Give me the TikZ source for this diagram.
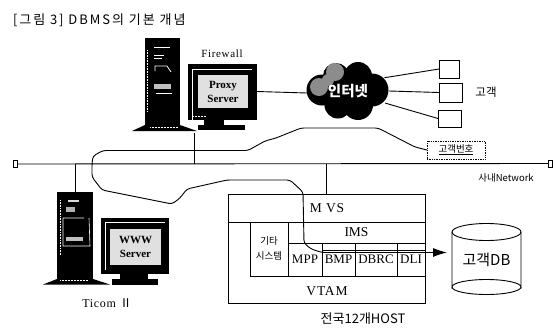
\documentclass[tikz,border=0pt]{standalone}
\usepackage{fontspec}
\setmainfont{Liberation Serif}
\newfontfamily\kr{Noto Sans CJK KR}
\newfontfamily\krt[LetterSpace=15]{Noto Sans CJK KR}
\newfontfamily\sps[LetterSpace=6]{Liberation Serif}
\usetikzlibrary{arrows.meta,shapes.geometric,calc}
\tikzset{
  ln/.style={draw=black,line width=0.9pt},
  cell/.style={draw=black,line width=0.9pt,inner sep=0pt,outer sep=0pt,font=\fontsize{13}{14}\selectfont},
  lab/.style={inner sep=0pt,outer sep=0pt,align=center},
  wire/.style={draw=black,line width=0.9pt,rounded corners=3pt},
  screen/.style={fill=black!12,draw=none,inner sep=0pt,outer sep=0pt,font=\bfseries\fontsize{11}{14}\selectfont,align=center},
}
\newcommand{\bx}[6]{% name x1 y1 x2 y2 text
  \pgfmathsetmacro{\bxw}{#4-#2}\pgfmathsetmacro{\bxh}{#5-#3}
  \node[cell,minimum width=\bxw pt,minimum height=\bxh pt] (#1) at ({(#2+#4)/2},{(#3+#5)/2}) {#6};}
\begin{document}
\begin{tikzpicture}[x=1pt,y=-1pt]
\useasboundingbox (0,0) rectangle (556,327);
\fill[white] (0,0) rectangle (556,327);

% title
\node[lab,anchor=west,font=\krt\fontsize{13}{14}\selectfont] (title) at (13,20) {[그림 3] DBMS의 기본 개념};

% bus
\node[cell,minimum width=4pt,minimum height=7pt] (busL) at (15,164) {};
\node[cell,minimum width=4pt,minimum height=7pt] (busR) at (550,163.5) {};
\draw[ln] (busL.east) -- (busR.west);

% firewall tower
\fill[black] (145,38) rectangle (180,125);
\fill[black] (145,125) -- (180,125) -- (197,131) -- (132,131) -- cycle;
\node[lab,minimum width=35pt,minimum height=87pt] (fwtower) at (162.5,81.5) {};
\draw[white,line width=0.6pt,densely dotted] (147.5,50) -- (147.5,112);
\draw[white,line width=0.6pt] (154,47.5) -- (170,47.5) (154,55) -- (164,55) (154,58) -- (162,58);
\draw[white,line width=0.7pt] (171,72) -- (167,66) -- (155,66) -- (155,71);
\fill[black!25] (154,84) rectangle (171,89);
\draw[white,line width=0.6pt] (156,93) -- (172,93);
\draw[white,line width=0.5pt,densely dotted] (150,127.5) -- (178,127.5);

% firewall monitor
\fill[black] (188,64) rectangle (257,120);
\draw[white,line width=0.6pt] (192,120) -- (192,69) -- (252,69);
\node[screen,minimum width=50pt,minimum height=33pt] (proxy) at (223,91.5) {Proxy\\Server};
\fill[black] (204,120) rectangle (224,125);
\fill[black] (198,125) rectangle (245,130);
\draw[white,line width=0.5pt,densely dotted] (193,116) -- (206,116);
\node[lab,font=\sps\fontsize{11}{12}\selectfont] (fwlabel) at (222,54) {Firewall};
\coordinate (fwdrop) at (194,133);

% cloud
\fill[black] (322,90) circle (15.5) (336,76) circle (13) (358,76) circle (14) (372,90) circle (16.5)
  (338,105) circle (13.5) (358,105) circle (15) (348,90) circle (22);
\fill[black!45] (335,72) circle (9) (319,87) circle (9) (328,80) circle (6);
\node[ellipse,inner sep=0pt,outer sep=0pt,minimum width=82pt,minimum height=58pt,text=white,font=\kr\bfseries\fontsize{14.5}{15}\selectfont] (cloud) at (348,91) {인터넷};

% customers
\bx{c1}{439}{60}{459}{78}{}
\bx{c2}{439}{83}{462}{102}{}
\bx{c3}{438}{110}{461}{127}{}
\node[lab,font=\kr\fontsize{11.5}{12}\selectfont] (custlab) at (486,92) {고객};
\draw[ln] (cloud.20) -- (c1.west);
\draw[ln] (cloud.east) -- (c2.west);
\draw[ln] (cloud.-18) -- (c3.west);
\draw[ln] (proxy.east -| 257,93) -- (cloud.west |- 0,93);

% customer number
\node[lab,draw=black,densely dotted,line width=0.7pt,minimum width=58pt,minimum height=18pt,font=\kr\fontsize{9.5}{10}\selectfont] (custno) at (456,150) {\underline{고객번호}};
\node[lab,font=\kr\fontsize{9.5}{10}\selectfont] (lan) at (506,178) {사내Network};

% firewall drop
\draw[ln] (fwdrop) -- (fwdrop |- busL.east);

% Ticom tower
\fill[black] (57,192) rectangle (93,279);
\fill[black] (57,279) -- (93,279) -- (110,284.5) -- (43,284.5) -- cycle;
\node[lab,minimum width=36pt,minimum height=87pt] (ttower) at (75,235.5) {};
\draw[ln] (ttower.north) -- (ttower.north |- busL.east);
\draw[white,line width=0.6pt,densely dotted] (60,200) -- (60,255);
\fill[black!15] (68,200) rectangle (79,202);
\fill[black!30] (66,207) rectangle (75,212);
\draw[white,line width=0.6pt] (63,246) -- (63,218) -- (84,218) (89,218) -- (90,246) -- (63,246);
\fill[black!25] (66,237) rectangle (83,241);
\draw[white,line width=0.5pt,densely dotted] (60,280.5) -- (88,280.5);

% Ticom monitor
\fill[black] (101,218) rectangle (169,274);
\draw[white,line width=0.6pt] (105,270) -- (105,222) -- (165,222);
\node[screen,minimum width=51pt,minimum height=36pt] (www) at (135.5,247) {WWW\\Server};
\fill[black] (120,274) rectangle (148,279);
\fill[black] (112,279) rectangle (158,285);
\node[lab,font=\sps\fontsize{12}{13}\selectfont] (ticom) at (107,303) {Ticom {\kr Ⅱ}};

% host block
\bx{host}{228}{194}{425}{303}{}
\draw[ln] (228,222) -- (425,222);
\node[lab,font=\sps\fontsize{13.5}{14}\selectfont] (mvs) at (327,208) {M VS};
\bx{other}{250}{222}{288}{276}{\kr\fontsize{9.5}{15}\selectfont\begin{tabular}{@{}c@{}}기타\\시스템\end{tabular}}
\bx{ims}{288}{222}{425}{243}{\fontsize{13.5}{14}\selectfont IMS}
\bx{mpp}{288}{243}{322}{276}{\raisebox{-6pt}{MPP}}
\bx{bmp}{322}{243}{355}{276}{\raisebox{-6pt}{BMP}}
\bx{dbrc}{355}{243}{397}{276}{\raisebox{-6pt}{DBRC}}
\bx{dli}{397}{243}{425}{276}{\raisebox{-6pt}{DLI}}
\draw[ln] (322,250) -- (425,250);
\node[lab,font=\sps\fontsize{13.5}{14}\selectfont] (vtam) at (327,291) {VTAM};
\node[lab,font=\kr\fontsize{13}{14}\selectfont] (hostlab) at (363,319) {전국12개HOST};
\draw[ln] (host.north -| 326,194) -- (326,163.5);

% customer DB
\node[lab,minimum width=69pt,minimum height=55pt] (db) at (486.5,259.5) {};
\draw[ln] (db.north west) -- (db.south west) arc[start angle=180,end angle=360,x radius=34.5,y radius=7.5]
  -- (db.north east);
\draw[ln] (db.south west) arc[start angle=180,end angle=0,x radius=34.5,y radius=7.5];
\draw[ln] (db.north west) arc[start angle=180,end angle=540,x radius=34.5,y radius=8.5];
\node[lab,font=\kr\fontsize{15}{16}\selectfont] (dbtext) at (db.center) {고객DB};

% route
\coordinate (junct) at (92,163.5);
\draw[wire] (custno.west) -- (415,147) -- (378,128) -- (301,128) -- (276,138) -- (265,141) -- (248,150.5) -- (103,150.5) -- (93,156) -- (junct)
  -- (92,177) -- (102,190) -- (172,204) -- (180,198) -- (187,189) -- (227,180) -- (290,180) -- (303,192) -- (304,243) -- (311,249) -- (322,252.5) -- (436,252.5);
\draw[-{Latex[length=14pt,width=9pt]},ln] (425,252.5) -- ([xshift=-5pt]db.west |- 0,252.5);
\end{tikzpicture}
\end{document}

GIVEN TASK:
Leave out the pictures. Transcribe only the lines above, from the first through the one that contains "(busL.east) -- (busR.west);".

ANSWER TO THE TASK:
Give me the TikZ source for this diagram.
\documentclass[tikz,border=0pt]{standalone}
\usepackage{fontspec}
\setmainfont{Liberation Serif}
\newfontfamily\kr{Noto Sans CJK KR}
\newfontfamily\krt[LetterSpace=15]{Noto Sans CJK KR}
\newfontfamily\sps[LetterSpace=6]{Liberation Serif}
\usetikzlibrary{arrows.meta,shapes.geometric,calc}
\tikzset{
  ln/.style={draw=black,line width=0.9pt},
  cell/.style={draw=black,line width=0.9pt,inner sep=0pt,outer sep=0pt,font=\fontsize{13}{14}\selectfont},
  lab/.style={inner sep=0pt,outer sep=0pt,align=center},
  wire/.style={draw=black,line width=0.9pt,rounded corners=3pt},
  screen/.style={fill=black!12,draw=none,inner sep=0pt,outer sep=0pt,font=\bfseries\fontsize{11}{14}\selectfont,align=center},
}
\newcommand{\bx}[6]{% name x1 y1 x2 y2 text
  \pgfmathsetmacro{\bxw}{#4-#2}\pgfmathsetmacro{\bxh}{#5-#3}
  \node[cell,minimum width=\bxw pt,minimum height=\bxh pt] (#1) at ({(#2+#4)/2},{(#3+#5)/2}) {#6};}
\begin{document}
\begin{tikzpicture}[x=1pt,y=-1pt]
\useasboundingbox (0,0) rectangle (556,327);
\fill[white] (0,0) rectangle (556,327);

% title
\node[lab,anchor=west,font=\krt\fontsize{13}{14}\selectfont] (title) at (13,20) {[그림 3] DBMS의 기본 개념};

% bus
\node[cell,minimum width=4pt,minimum height=7pt] (busL) at (15,164) {};
\node[cell,minimum width=4pt,minimum height=7pt] (busR) at (550,163.5) {};
\draw[ln] (busL.east) -- (busR.west);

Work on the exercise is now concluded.